Case shines a light on domestic violence in central Asian country

Kazakhstan has opened a trial against a former minister accused of killing his wife in a restaurant – shining the spotlight on violence against women in the central Asian country.
Kuandyk Bishimbayev, a former aide to autocrat Nursultan Nazarbayev, is accused of beating Saltanat Nukenova to death in November last year.
Journalists were barred from the courtroom in the capital, Astana, but they were allowed to watch live footage of the case broadcast to a press room.
The 43-year-old faces up to 15 years in prison if he is found guilty of killing his 31-year-old wife.
Azhan Aymaganova, a female prosecutor, told the court how Mr Bishimbayev, a former economy minister, killed Nukenova in a restaurant owned by the couple which was closed on the night of the alleged murder. 
She said Bishimbayev had begun “to show aggression” in his relationship with Nukenova and “forbade her to communicate and meet her relatives and friends, controlled all her phone calls and movements”.
She said the couple had been drinking in the restaurant and that “during the argument Nukenova told Bishimbayev that she was tired of the relationship and that she had decided to leave him”.
The prosecutor said he then began punching her in the head before Nukenova, fearing for her life, locked herself in the lavatory.
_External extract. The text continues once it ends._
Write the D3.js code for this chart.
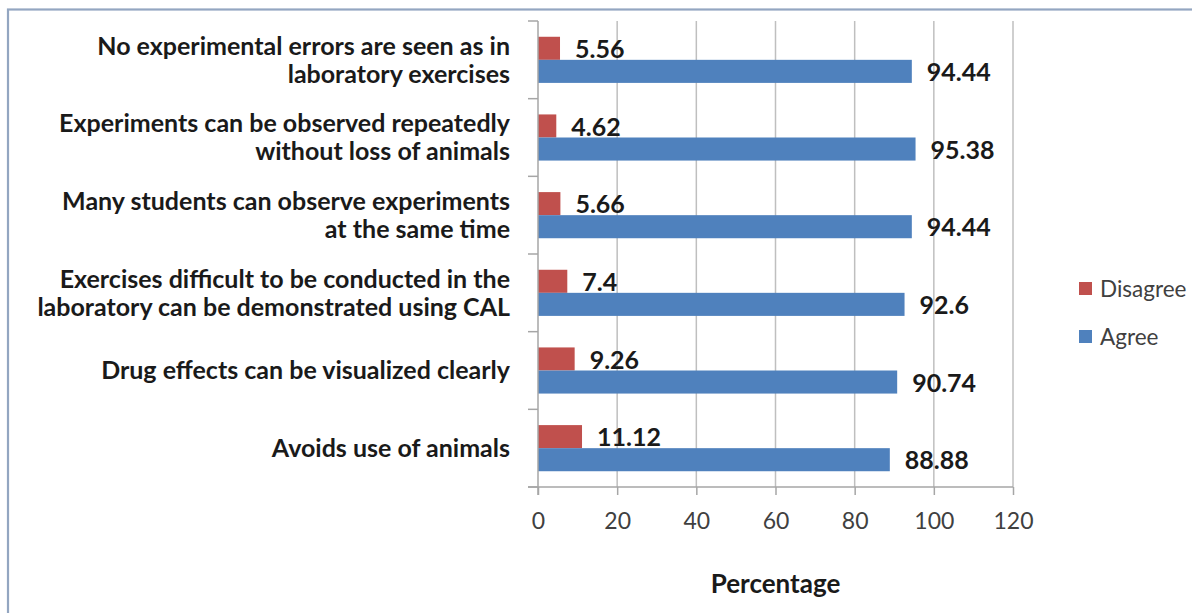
<!DOCTYPE html>
<html>
<head>
<meta charset="utf-8">
<script src="https://cdn.jsdelivr.net/npm/d3@7"></script>
<style>
  html, body { margin: 0; padding: 0; background: #fff; }
  svg { display: block; }
</style>
</head>
<body>
<svg id="chart" width="1192" height="613"></svg>
<script>
// Survey statements (top to bottom), each split into display lines
const categories = [
  ["No experimental errors are seen as in", "laboratory exercises"],
  ["Experiments can be observed repeatedly", "without loss of animals"],
  ["Many students can observe experiments", "at the same time"],
  ["Exercises difficult to be conducted in the", "laboratory can be demonstrated using CAL"],
  ["Drug effects can be visualized clearly"],
  ["Avoids use of animals"]
];
const seriesNames = ["Disagree", "Agree"];
const disagree = [5.56, 4.62, 5.66, 7.4, 9.26, 11.12];
const agree = [94.44, 95.38, 94.44, 92.6, 90.74, 88.88];
const xTicks = [0, 20, 40, 60, 80, 100, 120];
const colors = { Disagree: "#c0504d", Agree: "#4f81bd" };

const svg = d3.select("#chart");
const font = "Lato, 'Open Sans', sans-serif";

// Outer chart frame
svg.append("rect")
  .attr("x", 8).attr("y", 9.5)
  .attr("width", 1300).attr("height", 800)
  .attr("fill", "none")
  .attr("stroke", "#93a6c1")
  .attr("stroke-width", 2.2);

const plot = { left: 538, right: 1013, top: 21, bottom: 487 };

const x = d3.scaleLinear().domain([0, 120]).range([plot.left, plot.right]);
const keys = categories.map((c, i) => i);
const y = d3.scaleBand().domain(keys)
  .range([plot.top, plot.bottom])
  .paddingInner(0.406).paddingOuter(0.203);
const ySub = d3.scaleBand().domain(seriesNames).range([0, y.bandwidth()]);

// Vertical gridlines
svg.append("g")
  .selectAll("line")
  .data(xTicks.slice(1))
  .join("line")
  .attr("x1", d => x(d)).attr("x2", d => x(d))
  .attr("y1", plot.top).attr("y2", plot.bottom)
  .attr("stroke", "#bfbfbf").attr("stroke-width", 1.5);

// Bars
const rows = categories.map((c, i) => ({ i, Disagree: disagree[i], Agree: agree[i] }));
const groups = svg.append("g").selectAll("g")
  .data(rows).join("g")
  .attr("transform", d => `translate(0,${y(d.i)})`);

groups.selectAll("rect")
  .data(d => seriesNames.map(k => ({ key: k, value: d[k] })))
  .join("rect")
  .attr("x", x(0))
  .attr("y", d => ySub(d.key))
  .attr("width", d => x(d.value) - x(0))
  .attr("height", ySub.bandwidth())
  .attr("fill", d => colors[d.key]);

groups.selectAll("text")
  .data(d => seriesNames.map(k => ({ key: k, value: d[k] })))
  .join("text")
  .attr("x", d => x(d.value) + 15)
  .attr("y", d => ySub(d.key) + ySub.bandwidth() / 2 + 1)
  .attr("dy", "0.35em")
  .attr("font-family", font)
  .attr("font-weight", "bold")
  .attr("font-size", 25)
  .attr("fill", "#1a1a1a")
  .text(d => d.value);

// Category axis with ticks between groups
const yAxisG = svg.append("g");
yAxisG.append("line")
  .attr("x1", plot.left).attr("x2", plot.left)
  .attr("y1", plot.top).attr("y2", plot.bottom + 8)
  .attr("stroke", "#a6a6a6").attr("stroke-width", 1.5);
const bounds = d3.range(categories.length + 1).map(k => plot.top + k * (plot.bottom - plot.top) / categories.length);
yAxisG.selectAll("line.tick")
  .data(bounds)
  .join("line").attr("class", "tick")
  .attr("x1", plot.left - 10).attr("x2", plot.left)
  .attr("y1", d => d).attr("y2", d => d)
  .attr("stroke", "#a6a6a6").attr("stroke-width", 1.5);

// Category labels
const labels = svg.append("g").selectAll("text")
  .data(categories.map((lines, i) => ({ lines, i })))
  .join("text")
  .attr("text-anchor", "end")
  .attr("font-family", font)
  .attr("font-weight", "bold")
  .attr("font-size", 25)
  .attr("fill", "#1a1a1a");
labels.each(function(d) {
  const cy = y(d.i) + y.bandwidth() / 2;
  const lh = 28;
  const n = d.lines.length;
  d3.select(this).selectAll("tspan")
    .data(d.lines).join("tspan")
    .attr("x", 510)
    .attr("y", (t, j) => cy + (j - (n - 1) / 2) * lh)
    .attr("dy", "0.35em")
    .text(t => t);
});

// Value axis
const xAxis = d3.axisBottom(x).tickValues(xTicks).tickSize(8).tickSizeOuter(0).tickPadding(18);
const xg = svg.append("g")
  .attr("transform", `translate(0,${plot.bottom})`)
  .call(xAxis);
xg.select(".domain").attr("stroke", "#a6a6a6").attr("stroke-width", 1.5)
  .attr("d", `M${plot.left - 10},0H${plot.right}`);
xg.selectAll(".tick line").attr("stroke", "#a6a6a6").attr("stroke-width", 1.5);
xg.selectAll(".tick text")
  .attr("font-family", font)
  .attr("font-size", 23)
  .attr("fill", "#404040");

svg.append("text")
  .attr("x", (plot.left + plot.right) / 2)
  .attr("y", 593)
  .attr("text-anchor", "middle")
  .attr("font-family", font)
  .attr("font-weight", "bold")
  .attr("font-size", 26)
  .attr("fill", "#1a1a1a")
  .text("Percentage");

// Legend
const legend = svg.append("g").selectAll("g")
  .data(seriesNames).join("g")
  .attr("transform", (d, i) => `translate(1079,${282 + i * 48})`);
legend.append("rect")
  .attr("width", 13).attr("height", 13)
  .attr("fill", d => colors[d]);
legend.append("text")
  .attr("x", 21).attr("y", 7)
  .attr("dy", "0.35em")
  .attr("font-family", font)
  .attr("font-size", 22.5)
  .attr("fill", "#404040")
  .text(d => d);
</script>
</body>
</html>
Around dawn, Bishimbayev broke the door down and beat her to death, it is claimed. 
Bishimbayev has denied the allegations
In 2018, he was sentenced to 10 years in prison for corruption but he was freed a year later after an amnesty.
The case has led to a renewed campaign to combat spousal abuse in Kazakhstan, where the UN estimated that about 400 women a year are killed in femicides.
President Kassym-Jomart Tokayev called on authorities to strengthen legal mechanisms to punish domestic violence after the Bishimbayev case.
Feminist organisations have urged the government to do more.